In this project, I have used Faster RCNN inception v2 coco model, since it provides a relatively good trade-off between performance and speed. First of all, taken the pipeline config file from object_detection\Samples folder and it is placed in object_detection \training and the following configs are modified.
· Changed num_classes : 1 as it is the number of different objects the classifier needs to detect.
· Added proper path to fine_tune_checkpoint
fine_tune_checkpoint : "C:/tensorflow1/models/research/object_detection/faster_rcnn_inception_v2_coco_2018_01_28/model.ckpt"
· In the train_input_reader and eval_input_reader section, added input_path and label_map_path .
train_input_reader: { tf_record_input_reader { input_path: "C:/tensorflow1/models/research/object_detection/train.record" } label_map_path: "C:/tensorflow1/models/research/object_detection/training/labelmap.pbtxt" } eval_input_reader: { tf_record_input_reader { input_path: "C:/tensorflow1/models/research/object_detection/test.record" } label_map_path: "C:/tensorflow1/models/research/object_detection/training/labelmap.pbtxt" shuffle: false num_readers: 1 } ·
· Modified num_examples to the number of images in the \images\test folder
num_examples : 92
Then, started the training from Object_detection folder using the following command
python train.py --logtostderr --train_dir=training/ --pipeline_config_path= training / faster_rcnn_inception_v2_pets.config
Screenshot of model training
Once the training is started, the above information will be logged in the console.
One of the nicest feature of TensorFlow is TensorBoard which is a dashboard for visualization network modelling and performance.

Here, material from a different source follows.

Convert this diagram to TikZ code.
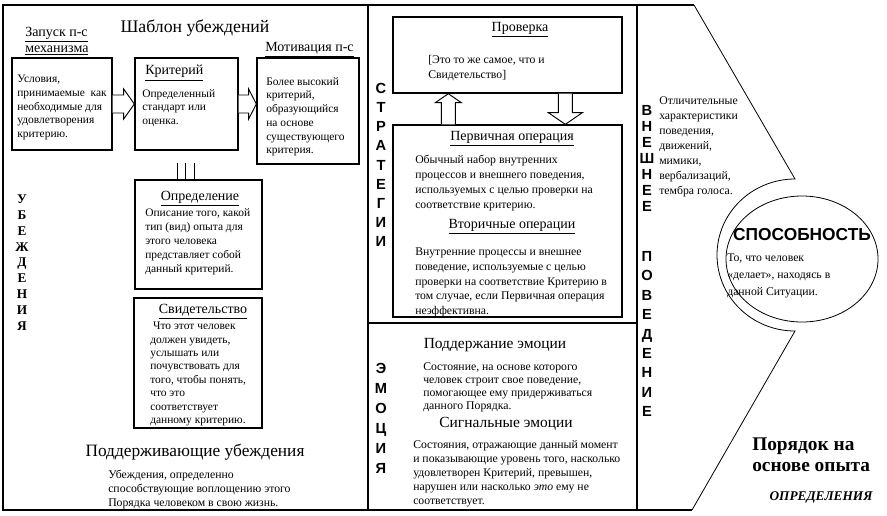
\documentclass[tikz,border=0pt]{standalone}
\usepackage{fontspec}
\setmainfont{Liberation Serif}
\setsansfont{Liberation Sans}
\usetikzlibrary{calc}
\newdimen\pxu \pxu=0.75pt
\begin{document}
\begin{tikzpicture}[x=0.75pt,y=-0.75pt,
  frame/.style={line width=1pt},
  thin/.style={line width=0.6pt},
  box/.style={draw, line width=1pt, inner sep=0pt},
  barrow/.style={draw, fill=white, line width=0.7pt, line join=miter},
  body/.style={anchor=north west, inner sep=0pt, align=left, font=\fontsize{8.6}{10.3}\selectfont},
  bodym/.style={anchor=north west, inner sep=0pt, align=left, font=\fontsize{8.8}{11.25}\selectfont},
  head/.style={inner sep=0pt, font=\fontsize{10.5}{12}\selectfont},
  big/.style={inner sep=0pt, font=\fontsize{13.3}{15}\selectfont},
  mid/.style={inner sep=0pt, font=\fontsize{11.6}{14}\selectfont},
  vlet/.style={inner sep=0pt, align=center},
]
\useasboundingbox (0,0) rectangle (887,515);
% frame
\draw[frame] (694,5) -- (3,5) -- (3,510) -- (692,510);
\draw[frame] (368,5) -- (368,510);
\draw[frame] (637,5) -- (637,510);
\draw[frame] (368,323) -- (637,323);
\draw[thin] (694,5) -- (795,179) arc[start angle=-90, end angle=-270, x radius=78, y radius=76] -- (692,510);
\draw[thin] (802,259) ellipse [x radius=76, y radius=63];

% ---------- left panel
\node[big] (title) at (195,28) {Шаблон убеждений};
\node[head, anchor=north west, align=left, font=\fontsize{10.5}{12}\selectfont] (zap) at (25,27) {\underline{Запуск п-с}\\\underline{механизма}};
\node[head, anchor=west] (mot) at (265,50) {\underline{Мотивация п-с}};

\node[box, minimum width=100\pxu, minimum height=92\pxu] (b1) at (62,104) {};
\node[box, minimum width=103\pxu, minimum height=92\pxu] (b2) at (186.5,104) {};
\node[box, minimum width=102\pxu, minimum height=106\pxu] (b3) at (308,111) {};

\node[body] (t1) at (17,75) {Условия,\\принимаемые\ \ как\\необходимые для\\удовлетворения\\критерию.};
\node[head, anchor=west] (krit) at (145,73) {\underline{Критерий}};
\node[body] (t2) at (142,89) {Определенный\\стандарт или\\оценка.};
\node[body] (t3) at (266,77) {Более высокий\\критерий,\\образующийся\\на основе\\существующего\\критерия.};

\draw[barrow] ($(b1.east)+(0,-9)$) -- ($(b1.east)+(11,-9)$) -- ($(b1.east)+(11,-15)$) -- (b2.west)
  -- ($(b1.east)+(11,15)$) -- ($(b1.east)+(11,9)$) -- ($(b1.east)+(0,9)$);
\draw[barrow] ($(b2.east)+(0,-9)$) -- ($(b2.east)+(10,-9)$) -- ($(b2.east)+(10,-15)$) -- (b3.west |- b2.east)
  -- ($(b2.east)+(10,15)$) -- ($(b2.east)+(10,9)$) -- ($(b2.east)+(0,9)$);

\node[box, minimum width=127\pxu, minimum height=109\pxu] (bdef) at (198.5,234.5) {};
\foreach \dx in {-9,-1,8}
  \draw[line width=0.8pt] ($(b2.south)+(\dx,12)$) -- ($(b2.south)+(\dx,30)$);
\node[head] (deft) at (200,199) {\underline{Определение}};
\node[body, font=\fontsize{8.6}{10.5}\selectfont] (defx) at (145,208) {Описание того, какой\\тип (вид) опыта для\\этого человека\\представляет собой\\данный критерий.};

\node[box, minimum width=128\pxu, minimum height=130\pxu] (bsv) at (198,363) {};
\node[head] (svt) at (203,312) {\underline{Свидетельство}};
\node[body, font=\fontsize{8.6}{10.05}\selectfont] (svx) at (150,322) {\ Что этот человек\\должен увидеть,\\услышать или\\почувствовать для\\того, чтобы понять,\\что это\\соответствует\\данному критерию.};

\node[vlet, font=\bfseries\fontsize{10}{11.9}\selectfont] (ub) at (22,262.5) {У\\Б\\Е\\Ж\\Д\\Е\\Н\\И\\Я};

\node[big, font=\fontsize{13}{15}\selectfont] (podt) at (195,452) {Поддерживающие убеждения};
\node[body, font=\fontsize{8.8}{10.5}\selectfont] (podx) at (108,470) {Убеждения, определенно\\способствующие воплощению этого\\Порядка человеком в свою жизнь.};

% ---------- middle panel
\node[box, minimum width=229\pxu, minimum height=76\pxu] (bv) at (507.5,55) {};
\node[head] (bvt) at (520,30) {\underline{Проверка}};
\node[bodym] (bvx) at (428,55) {[Это то же самое, что и\\Свидетельство]};

\node[box, minimum width=229\pxu, minimum height=192\pxu] (bp) at (507.5,221) {};
\node[head] (bpt) at (512,139) {\underline{Первичная операция}};
\node[bodym] (bpx) at (415,155) {Обычный набор внутренних\\процессов и внешнего поведения,\\используемых с целью проверки на\\соответствие критерию.};
\node[head] (bst) at (512,227) {\underline{Вторичные операции}};
\node[bodym, font=\fontsize{8.8}{10.9}\selectfont] (bsx) at (415,248) {Внутренние процессы и внешнее\\поведение, используемые с целью\\проверки на соответствие Критерию в\\том случае, если Первичная операция\\неэффективна.};

% up arrow (from bp to bv)
\draw[barrow] ($(bp.north west)+(49,0)$) -- ($(bv.south west)+(49,9)$) -- ($(bv.south west)+(43,9)$)
  -- ($(bv.south west)+(56,0)$) -- ($(bv.south west)+(69,9)$) -- ($(bv.south west)+(63,9)$) -- ($(bp.north west)+(63,0)$);
% down arrow (from bv to bp)
\draw[barrow] ($(bv.south west)+(166,0)$) -- ($(bv.south west)+(166,19)$) -- ($(bv.south west)+(156,19)$)
  -- ($(bp.north west)+(173,0)$) -- ($(bv.south west)+(190,19)$) -- ($(bv.south west)+(180,19)$) -- ($(bv.south west)+(180,0)$);

\node[vlet, font=\bfseries\sffamily\fontsize{11}{14.4}\selectfont] (str) at (381,165) {С\\Т\\Р\\А\\Т\\Е\\Г\\И\\И};
\node[vlet, font=\bfseries\sffamily\fontsize{11}{15}\selectfont] (emo) at (381,418) {Э\\М\\О\\Ц\\И\\Я};

\node[mid] (emt1) at (495,345) {Поддержание эмоции};
\node[bodym, font=\fontsize{8.8}{9.9}\selectfont] (emx1) at (423,362) {Состояние, на основе которого\\человек строит свое поведение,\\помогающее ему придерживаться\\данного Порядка.};
\node[mid] (emt2) at (506,424) {Сигнальные эмоции};
\node[bodym, font=\fontsize{8.8}{10.6}\selectfont] (emx2) at (413,440) {Состояния, отражающие данный момент\\и показывающие уровень того, насколько\\удовлетворен Критерий, превышен,\\нарушен или насколько \textit{это} ему не\\соответствует.};

% ---------- right panel
\node[vlet, font=\bfseries\sffamily\fontsize{11}{12}\selectfont] (vn1) at (647,158) {В\\Н\\Е\\Ш\\Н\\Е\\Е};
\node[vlet, font=\bfseries\sffamily\fontsize{11}{14.6}\selectfont] (vn2) at (647,334) {П\\О\\В\\Е\\Д\\Е\\Н\\И\\Е};
\node[bodym] (vnx) at (659,96) {Отличительные\\характеристики\\поведения,\\движений,\\мимики,\\вербализаций,\\тембра голоса.};

\node[inner sep=0pt, font=\bfseries\sffamily\fontsize{13}{15}\selectfont] (spo) at (802,235) {СПОСОБНОСТЬ};
\node[bodym, font=\fontsize{8.8}{12.4}\selectfont] (spx) at (727,254) {То, что человек\\«делает», находясь в\\данной Ситуации.};

\node[anchor=north west, inner sep=0pt, align=left, font=\bfseries\fontsize{14.5}{15.75}\selectfont] (por) at (752,438) {Порядок на\\основе опыта};
\node[inner sep=0pt, font=\bfseries\itshape\fontsize{10}{12}\selectfont] (opr) at (821,497) {ОПРЕДЕЛЕНИЯ};
\end{tikzpicture}
\end{document}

Also, TensorFlow Serving helps in deployment of new algorithms and experiments. (TensorFlow, 2019). Tensorboard can be accessed through the following command from new Anaconda prompt
activate tensorflow1 tensorboard --logdir=training --host localhost
This command will start a new tensorboard server listening to port 6006 by default. Hence in the console it ouputs the url to access the Tensorboard as “TensorBoard 1.14.0 at http://PC_NAME:6006 (Press CTRL+C to quit)”. On navigating to the server the dashboard will be presented as shown below.

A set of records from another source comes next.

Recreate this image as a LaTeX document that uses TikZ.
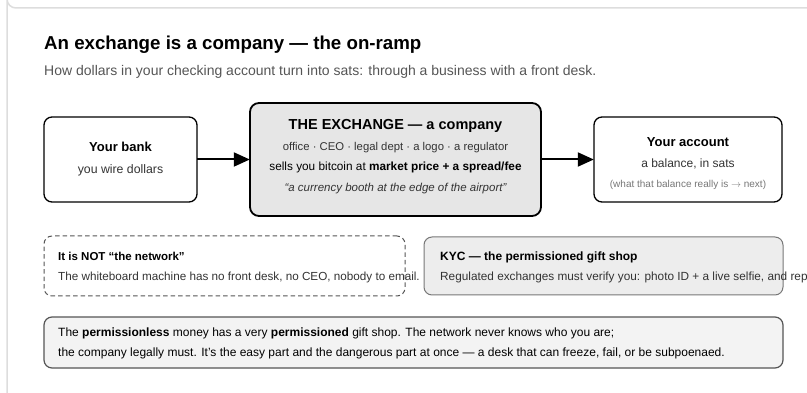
\documentclass[tikz,border=0pt]{standalone}
\usepackage{fontspec}
\setmainfont{Liberation Sans}
\usetikzlibrary{arrows.meta}
\definecolor{framec}{HTML}{DDDDDD}
\definecolor{txtc}{HTML}{333333}
\definecolor{subc}{HTML}{555555}
\definecolor{mutedc}{HTML}{777777}
\definecolor{exfill}{HTML}{E6E6E6}
\definecolor{kycfill}{HTML}{EDEDED}
\definecolor{notefill}{HTML}{F3F3F3}
\definecolor{kycline}{HTML}{777777}
\tikzset{
  card/.style={draw=black, line width=1.3pt, rounded corners=8pt, fill=white},
  excard/.style={draw=black, line width=1.8pt, rounded corners=9pt, fill=exfill},
  dashcard/.style={draw=subc, line width=1pt, dash pattern=on 4.5pt off 3pt, rounded corners=8pt},
  kyccard/.style={draw=kycline, line width=1pt, rounded corners=8pt, fill=kycfill},
  notecard/.style={draw=subc, line width=1.2pt, rounded corners=8pt, fill=notefill},
  arr/.style={line width=2pt, -{Triangle[length=16pt,width=14pt]}},
  lbl/.style={inner sep=0pt, anchor=base},
  lblw/.style={inner sep=0pt, anchor=base west},
}
\newcommand{\fs}[1]{\fontsize{#1}{#1}\selectfont}
\begin{document}
\begin{tikzpicture}[x=1pt,y=-1pt]
\useasboundingbox (0,0) rectangle (807,393);
\clip (0,0) rectangle (807,393);
% outer card
\draw[framec, line width=1.5pt] (808,8) -- (16,8) arc[start angle=90, end angle=180, radius=9] -- (7,394);
% title
\node[lblw] (title) at (44,50) {\fs{18.7}\bfseries An exchange is a company — the on-ramp};
\node[lblw, text=subc] (sub) at (44,76) {\fs{14}How dollars in your checking account turn into sats: through a business with a front desk.};
% top row
\path[card] (44,117) rectangle (197,202);
\node[inner sep=0pt, minimum width=153pt, minimum height=85pt] (bank) at (120.5,159.5) {};
\node[lbl] (bankt) at (120.5,152) {\fs{13}\bfseries Your bank};
\node[lbl, text=txtc] (bankd) at (120.5,174) {\fs{12.3}you wire dollars};
\path[excard] (250,103) rectangle (541,216);
\node[inner sep=0pt, minimum width=291pt, minimum height=113pt] (exch) at (395.5,159.5) {};
\node[lbl] (ext) at (395.5,129.5) {\fs{14.5}\bfseries THE EXCHANGE — a company};
\node[lbl, text=txtc] (ex1) at (395.5,151) {\fs{11.3}office · CEO · legal dept · a logo · a regulator};
\node[lbl] (ex2) at (395.5,171) {\fs{11.8}sells you bitcoin at \textbf{market price + a spread/fee}};
\node[lbl, text=txtc] (ex3) at (395.5,192) {\fs{11.5}\itshape “a currency booth at the edge of the airport”};
\path[card] (594,117) rectangle (782,202);
\node[inner sep=0pt, minimum width=188pt, minimum height=85pt] (acct) at (688,159.5) {};
\node[lbl] (acctt) at (688,147) {\fs{13}\bfseries Your account};
\node[lbl, text=txtc] (acct1) at (688,168) {\fs{12}a balance, in sats};
\node[lbl, text=mutedc] (acct2) at (688,188) {\fs{10}(what that balance really is \raisebox{0.4pt}{$\rightarrow$} next)};
\draw[arr] (bank.east) -- (exch.west);
\draw[arr] (exch.east) -- (acct.west);
% middle row
\node[dashcard, minimum width=361pt, minimum height=60pt, inner sep=0pt] (notnet) at (224.5,266) {};
\node[lblw] (nott) at (58,261) {\fs{11.5}\bfseries It is NOT “the network”};
\node[lblw, text=txtc] (notd) at (58,280) {\fs{11.7}The whiteboard machine has no front desk, no CEO, nobody to email.};
\node[kyccard, minimum width=359pt, minimum height=58pt, inner sep=0pt] (kyc) at (603.5,266) {};
\node[lblw] (kyct) at (440,261) {\fs{12}\bfseries KYC — the permissioned gift shop};
\node[lblw, text=txtc] (kycd) at (440,280) {\fs{11.8}Regulated exchanges must verify you: photo ID + a live selfie, and repo};
% bottom note
\node[notecard, minimum width=739pt, minimum height=51pt, inner sep=0pt] (note) at (413.5,342.5) {};
\node[lblw] (n1) at (58,337) {\fs{12}The \textbf{permissionless} money has a very \textbf{permissioned} gift shop. The network never knows who you are;};
\node[lblw] (n2) at (58,356) {\fs{12}the company legally must. It's the easy part and the dangerous part at once — a desk that can freeze, fail, or be subpoenaed.};
\end{tikzpicture}
\end{document}
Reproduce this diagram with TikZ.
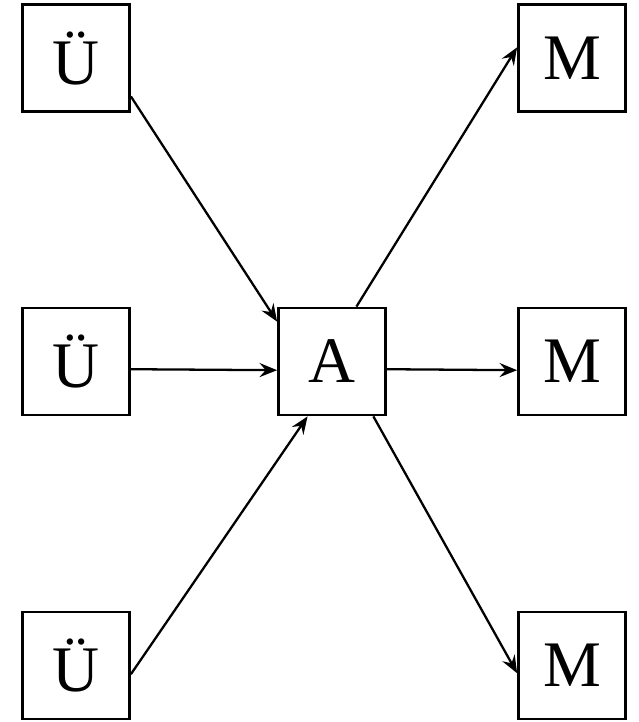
\documentclass[tikz,border=0pt]{standalone}
\usepackage{fontspec}
\setmainfont{Liberation Serif}
\usetikzlibrary{arrows.meta}
\begin{document}
\begin{tikzpicture}[x=0.02cm,y=-0.02cm,
  box/.style={draw,line width=1.6pt,minimum width=2.14cm,minimum height=2.14cm,inner sep=0pt,
    font=\fontsize{37}{40}\selectfont},
  link/.style={line width=1.3pt,-{Stealth[length=10pt,width=8pt,inset=3.5pt]}}]
\useasboundingbox (0,0) rectangle (638,722);
\node[box] (u1) at (76,58) {Ü};
\node[box] (u2) at (76,361.5) {Ü};
\node[box] (u3) at (76,665.5) {Ü};
\node[box] (a) at (332,361.5) {A};
\node[box] (m1) at (572,58) {M};
\node[box] (m2) at (572,361.5) {M};
\node[box] (m3) at (572,665.5) {M};
\draw[link] (u1.-35.3) -- (a.144);
\draw[link] (u2.-8.8) -- (a.-171.2);
\draw[link] (u3.-9.8) -- (a.-114.6);
\draw[link] (a.66.2) -- (m1.169.7);
\draw[link] (a.-8.8) -- (m2.-171.2);
\draw[link] (a.-53.7) -- (m3.-172);
\end{tikzpicture}
\end{document}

The reason behind tensorboard is that neural network can be something known as a black box and we need a tool to inspect what's inside this box. Imagine tensorboard as a flashlight to start dive into the neural network.

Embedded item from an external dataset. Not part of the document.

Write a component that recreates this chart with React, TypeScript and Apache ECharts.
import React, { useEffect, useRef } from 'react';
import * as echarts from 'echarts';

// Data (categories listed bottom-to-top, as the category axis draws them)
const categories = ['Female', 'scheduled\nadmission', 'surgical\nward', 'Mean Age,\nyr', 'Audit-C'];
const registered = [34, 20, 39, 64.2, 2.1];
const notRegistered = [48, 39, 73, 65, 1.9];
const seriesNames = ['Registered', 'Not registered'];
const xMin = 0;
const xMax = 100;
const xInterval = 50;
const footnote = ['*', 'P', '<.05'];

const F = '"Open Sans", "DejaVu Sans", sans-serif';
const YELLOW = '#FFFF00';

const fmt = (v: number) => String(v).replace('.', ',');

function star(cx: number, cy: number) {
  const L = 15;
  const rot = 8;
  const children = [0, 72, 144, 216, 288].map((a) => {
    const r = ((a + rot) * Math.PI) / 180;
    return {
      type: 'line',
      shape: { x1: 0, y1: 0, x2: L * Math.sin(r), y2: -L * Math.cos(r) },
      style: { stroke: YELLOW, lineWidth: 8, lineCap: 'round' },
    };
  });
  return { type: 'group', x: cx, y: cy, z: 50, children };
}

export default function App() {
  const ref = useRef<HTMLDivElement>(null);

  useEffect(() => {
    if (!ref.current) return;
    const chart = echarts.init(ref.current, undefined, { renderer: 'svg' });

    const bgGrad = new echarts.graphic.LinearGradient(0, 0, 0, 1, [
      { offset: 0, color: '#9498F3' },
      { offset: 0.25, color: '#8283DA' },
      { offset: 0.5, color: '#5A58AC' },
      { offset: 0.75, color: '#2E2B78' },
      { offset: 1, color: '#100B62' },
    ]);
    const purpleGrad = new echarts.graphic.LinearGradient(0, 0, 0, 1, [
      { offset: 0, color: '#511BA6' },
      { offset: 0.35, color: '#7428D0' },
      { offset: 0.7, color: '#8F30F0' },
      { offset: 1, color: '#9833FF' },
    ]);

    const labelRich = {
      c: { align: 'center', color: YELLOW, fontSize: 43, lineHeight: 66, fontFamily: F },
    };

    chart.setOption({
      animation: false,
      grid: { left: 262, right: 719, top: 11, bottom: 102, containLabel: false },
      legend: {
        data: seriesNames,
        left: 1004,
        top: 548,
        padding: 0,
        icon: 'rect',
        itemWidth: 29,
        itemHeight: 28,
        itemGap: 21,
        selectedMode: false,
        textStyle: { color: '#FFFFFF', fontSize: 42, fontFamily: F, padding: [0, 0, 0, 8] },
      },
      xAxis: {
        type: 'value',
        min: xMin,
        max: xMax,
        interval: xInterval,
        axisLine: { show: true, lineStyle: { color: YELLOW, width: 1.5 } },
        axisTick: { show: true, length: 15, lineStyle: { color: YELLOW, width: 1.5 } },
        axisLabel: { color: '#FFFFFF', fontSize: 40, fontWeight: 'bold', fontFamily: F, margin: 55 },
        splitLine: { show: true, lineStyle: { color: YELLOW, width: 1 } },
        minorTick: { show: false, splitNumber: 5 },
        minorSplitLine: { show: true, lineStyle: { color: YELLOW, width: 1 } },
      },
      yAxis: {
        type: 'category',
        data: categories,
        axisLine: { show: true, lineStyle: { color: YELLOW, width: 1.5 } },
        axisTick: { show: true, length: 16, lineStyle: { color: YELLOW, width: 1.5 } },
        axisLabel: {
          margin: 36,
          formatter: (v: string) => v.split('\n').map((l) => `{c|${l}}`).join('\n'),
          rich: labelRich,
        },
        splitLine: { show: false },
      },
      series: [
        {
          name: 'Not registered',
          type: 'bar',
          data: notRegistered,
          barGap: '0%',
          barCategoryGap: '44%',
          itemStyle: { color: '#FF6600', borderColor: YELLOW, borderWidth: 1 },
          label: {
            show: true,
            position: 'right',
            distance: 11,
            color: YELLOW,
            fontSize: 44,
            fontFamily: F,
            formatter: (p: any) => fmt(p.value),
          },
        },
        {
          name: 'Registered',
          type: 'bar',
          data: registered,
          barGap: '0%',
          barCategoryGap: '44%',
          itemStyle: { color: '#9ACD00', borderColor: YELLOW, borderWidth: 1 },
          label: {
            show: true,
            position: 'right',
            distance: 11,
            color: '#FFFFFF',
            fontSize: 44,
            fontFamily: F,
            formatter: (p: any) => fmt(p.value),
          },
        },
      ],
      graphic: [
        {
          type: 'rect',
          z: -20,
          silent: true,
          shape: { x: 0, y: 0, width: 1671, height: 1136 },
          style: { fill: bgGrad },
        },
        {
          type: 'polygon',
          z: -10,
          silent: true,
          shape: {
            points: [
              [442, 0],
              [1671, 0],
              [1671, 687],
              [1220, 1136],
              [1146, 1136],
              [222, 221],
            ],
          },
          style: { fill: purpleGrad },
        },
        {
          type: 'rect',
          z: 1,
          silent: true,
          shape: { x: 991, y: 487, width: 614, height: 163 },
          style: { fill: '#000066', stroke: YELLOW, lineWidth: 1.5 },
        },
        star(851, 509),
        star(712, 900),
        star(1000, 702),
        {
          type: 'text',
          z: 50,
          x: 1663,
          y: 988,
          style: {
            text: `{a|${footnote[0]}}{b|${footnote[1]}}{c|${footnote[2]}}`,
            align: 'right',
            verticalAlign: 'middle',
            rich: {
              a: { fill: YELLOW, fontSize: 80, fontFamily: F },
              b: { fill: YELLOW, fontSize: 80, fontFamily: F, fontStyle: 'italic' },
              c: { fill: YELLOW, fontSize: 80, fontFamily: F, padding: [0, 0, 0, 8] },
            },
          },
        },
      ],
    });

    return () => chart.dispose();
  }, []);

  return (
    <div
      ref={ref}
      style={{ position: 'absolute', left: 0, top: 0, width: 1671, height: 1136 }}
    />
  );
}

It helps to understand the dependencies between operations, how the weights are computed, displays the loss function and much other useful information. When all these pieces of information are brought together, a great tool to debug is obtained and a way to improve the model is found.
The neural network is generally a blackbox and is used to inspect or understand the progress of training,. (Guru99, 2019)
After 45000, steps the loss was less than 0.05 as in the screenshot of tensor board. Then I exported the trained inference graph using the below command
python export_inference_graph.py --input_type image_tensor --pipeline_config_path training/faster_rcnn_inception_v2_pets.config --trained_checkpoint_prefix training/model.ckpt-45629 --output_directory inference_graph
After this step a frozen_inference_graph.pb, along with a bunch of checkpoint files is obtained in the inference graph directory.
The object detection module requires a frozen graph model as an input which is then executed by object_detection_image.py and object_detection_video.py file with test images and videos. The results are appended to the appendix. The scripts are inside models\reseasrch\object detection folder.
After the first set of training, On testing the happy path ,the model is trained to detect F1 cars on high accuracy. However, when testing the negative cases, where F1 with Bike or other cars, it detects those objects as F1. This was a major challenge. This is because of the over training of the model. (Yadam, 2018)The model is retrained for the loss around 0.06 as in below image.
However, the results seem the same. This is because the model is not learning when there is a huge fluctuation in the loss for example
The objective is to minimize the loss function through the training. In different words, it means the model is making fewer errors. All machine learning algorithms will repeat many times the computations until the loss reach a flatter line. Minimization of this loss function depends on the learning rate ( speed the model learns). If learning rate is too high, the model does not have time to learn anything. However, on checking the learning rate defined in the model, it is 0.0002 which is low when compared to the other model. Then on further research, it is found that the model is not learning because it is trained for one class and it automatically creates another class called background. The background is trained using the regions of the training images that are not labelled as the desired classes (in your case, F1). The solution is to add training samples that include images that have both F1 and the objects that shouldn’t be recognized as F1, in the same scene. Also increasing the number of epochs should improve the precision (stackoverflow, 2019)
The project detects the single class F1 images using the Tensorflow Object Detection API. For further research the same model can be extended to overcome the challenges based on the solution given in the Challenges section. However, the model are trained with 300 images. But with more images (1000+) to train, the accuracy gets better with time.